▶ [BRIEF]
Give back every line exactly as it appears, pictures excluded.

▶ [DATA PROVIDED]

++++++

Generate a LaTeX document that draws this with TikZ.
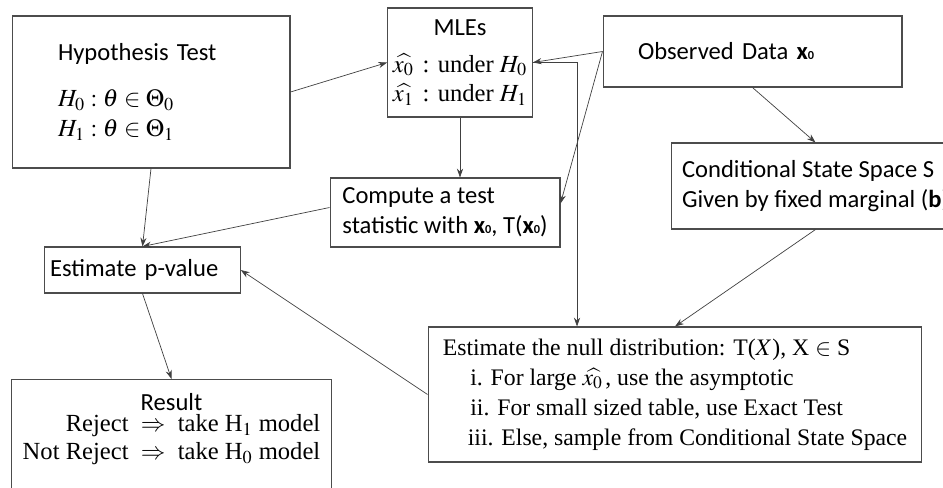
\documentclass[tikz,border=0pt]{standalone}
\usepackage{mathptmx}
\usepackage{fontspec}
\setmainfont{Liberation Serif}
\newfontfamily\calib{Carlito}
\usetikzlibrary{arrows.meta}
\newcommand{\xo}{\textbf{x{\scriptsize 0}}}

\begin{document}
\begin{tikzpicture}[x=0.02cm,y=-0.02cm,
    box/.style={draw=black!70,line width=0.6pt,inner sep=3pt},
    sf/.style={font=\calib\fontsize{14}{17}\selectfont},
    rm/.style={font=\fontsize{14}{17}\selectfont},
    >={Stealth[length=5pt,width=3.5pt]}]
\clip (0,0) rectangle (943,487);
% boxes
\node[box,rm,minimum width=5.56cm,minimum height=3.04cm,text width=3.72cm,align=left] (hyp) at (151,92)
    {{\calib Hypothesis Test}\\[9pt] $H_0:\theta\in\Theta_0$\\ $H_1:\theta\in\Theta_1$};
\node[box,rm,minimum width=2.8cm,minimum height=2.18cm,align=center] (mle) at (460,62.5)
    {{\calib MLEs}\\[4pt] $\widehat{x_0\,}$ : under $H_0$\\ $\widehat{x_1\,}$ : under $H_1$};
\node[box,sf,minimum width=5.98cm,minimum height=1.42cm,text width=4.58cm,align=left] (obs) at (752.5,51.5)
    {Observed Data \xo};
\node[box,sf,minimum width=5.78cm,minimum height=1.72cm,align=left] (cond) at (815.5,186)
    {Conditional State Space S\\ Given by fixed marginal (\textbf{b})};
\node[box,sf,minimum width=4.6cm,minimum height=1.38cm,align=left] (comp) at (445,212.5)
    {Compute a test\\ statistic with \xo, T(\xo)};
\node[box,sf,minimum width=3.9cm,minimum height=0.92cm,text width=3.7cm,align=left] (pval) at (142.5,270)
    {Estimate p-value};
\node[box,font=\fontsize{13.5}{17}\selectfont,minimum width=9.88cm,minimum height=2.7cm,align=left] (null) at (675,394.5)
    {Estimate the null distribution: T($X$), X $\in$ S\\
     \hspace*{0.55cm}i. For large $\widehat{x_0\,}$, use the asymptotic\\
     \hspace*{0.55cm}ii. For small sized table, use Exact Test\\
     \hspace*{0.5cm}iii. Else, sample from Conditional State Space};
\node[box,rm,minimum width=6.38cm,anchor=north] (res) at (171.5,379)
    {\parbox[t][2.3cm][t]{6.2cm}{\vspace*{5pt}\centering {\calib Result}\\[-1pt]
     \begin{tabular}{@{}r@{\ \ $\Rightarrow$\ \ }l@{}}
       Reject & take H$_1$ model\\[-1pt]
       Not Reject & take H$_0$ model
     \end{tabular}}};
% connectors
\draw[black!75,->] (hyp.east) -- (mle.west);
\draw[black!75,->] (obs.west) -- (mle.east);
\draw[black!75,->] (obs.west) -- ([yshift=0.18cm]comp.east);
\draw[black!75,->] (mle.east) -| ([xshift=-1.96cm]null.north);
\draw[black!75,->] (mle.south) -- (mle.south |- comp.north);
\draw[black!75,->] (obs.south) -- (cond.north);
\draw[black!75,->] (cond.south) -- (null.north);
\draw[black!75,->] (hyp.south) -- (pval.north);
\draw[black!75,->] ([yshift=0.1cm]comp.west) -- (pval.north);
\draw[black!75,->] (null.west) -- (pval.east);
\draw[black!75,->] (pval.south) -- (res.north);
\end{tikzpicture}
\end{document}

++++++

▶ [RESPONSE FOR THIS EXERCISE]
Generate a LaTeX document that draws this with TikZ.
\documentclass[tikz,border=0pt]{standalone}
\usepackage{mathptmx}
\usepackage{fontspec}
\setmainfont{Liberation Serif}
\newfontfamily\calib{Carlito}
\usetikzlibrary{arrows.meta}
\newcommand{\xo}{\textbf{x{\scriptsize 0}}}

\begin{document}
\begin{tikzpicture}[x=0.02cm,y=-0.02cm,
    box/.style={draw=black!70,line width=0.6pt,inner sep=3pt},
    sf/.style={font=\calib\fontsize{14}{17}\selectfont},
    rm/.style={font=\fontsize{14}{17}\selectfont},
    >={Stealth[length=5pt,width=3.5pt]}]
\clip (0,0) rectangle (943,487);
% boxes
\node[box,rm,minimum width=5.56cm,minimum height=3.04cm,text width=3.72cm,align=left] (hyp) at (151,92)
    {{\calib Hypothesis Test}\\[9pt] $H_0:\theta\in\Theta_0$\\ $H_1:\theta\in\Theta_1$};
\node[box,rm,minimum width=2.8cm,minimum height=2.18cm,align=center] (mle) at (460,62.5)
    {{\calib MLEs}\\[4pt] $\widehat{x_0\,}$ : under $H_0$\\ $\widehat{x_1\,}$ : under $H_1$};
\node[box,sf,minimum width=5.98cm,minimum height=1.42cm,text width=4.58cm,align=left] (obs) at (752.5,51.5)
    {Observed Data \xo};
\node[box,sf,minimum width=5.78cm,minimum height=1.72cm,align=left] (cond) at (815.5,186)
    {Conditional State Space S\\ Given by fixed marginal (\textbf{b})};
\node[box,sf,minimum width=4.6cm,minimum height=1.38cm,align=left] (comp) at (445,212.5)
    {Compute a test\\ statistic with \xo, T(\xo)};
\node[box,sf,minimum width=3.9cm,minimum height=0.92cm,text width=3.7cm,align=left] (pval) at (142.5,270)
    {Estimate p-value};
\node[box,font=\fontsize{13.5}{17}\selectfont,minimum width=9.88cm,minimum height=2.7cm,align=left] (null) at (675,394.5)
    {Estimate the null distribution: T($X$), X $\in$ S\\
     \hspace*{0.55cm}i. For large $\widehat{x_0\,}$, use the asymptotic\\
     \hspace*{0.55cm}ii. For small sized table, use Exact Test\\
     \hspace*{0.5cm}iii. Else, sample from Conditional State Space};
\node[box,rm,minimum width=6.38cm,anchor=north] (res) at (171.5,379)
    {\parbox[t][2.3cm][t]{6.2cm}{\vspace*{5pt}\centering {\calib Result}\\[-1pt]
     \begin{tabular}{@{}r@{\ \ $\Rightarrow$\ \ }l@{}}
       Reject & take H$_1$ model\\[-1pt]
       Not Reject & take H$_0$ model
     \end{tabular}}};
% connectors
\draw[black!75,->] (hyp.east) -- (mle.west);
\draw[black!75,->] (obs.west) -- (mle.east);
\draw[black!75,->] (obs.west) -- ([yshift=0.18cm]comp.east);
\draw[black!75,->] (mle.east) -| ([xshift=-1.96cm]null.north);
\draw[black!75,->] (mle.south) -- (mle.south |- comp.north);
\draw[black!75,->] (obs.south) -- (cond.north);
\draw[black!75,->] (cond.south) -- (null.north);
\draw[black!75,->] (hyp.south) -- (pval.north);
\draw[black!75,->] ([yshift=0.1cm]comp.west) -- (pval.north);
\draw[black!75,->] (null.west) -- (pval.east);
\draw[black!75,->] (pval.south) -- (res.north);
\end{tikzpicture}
\end{document}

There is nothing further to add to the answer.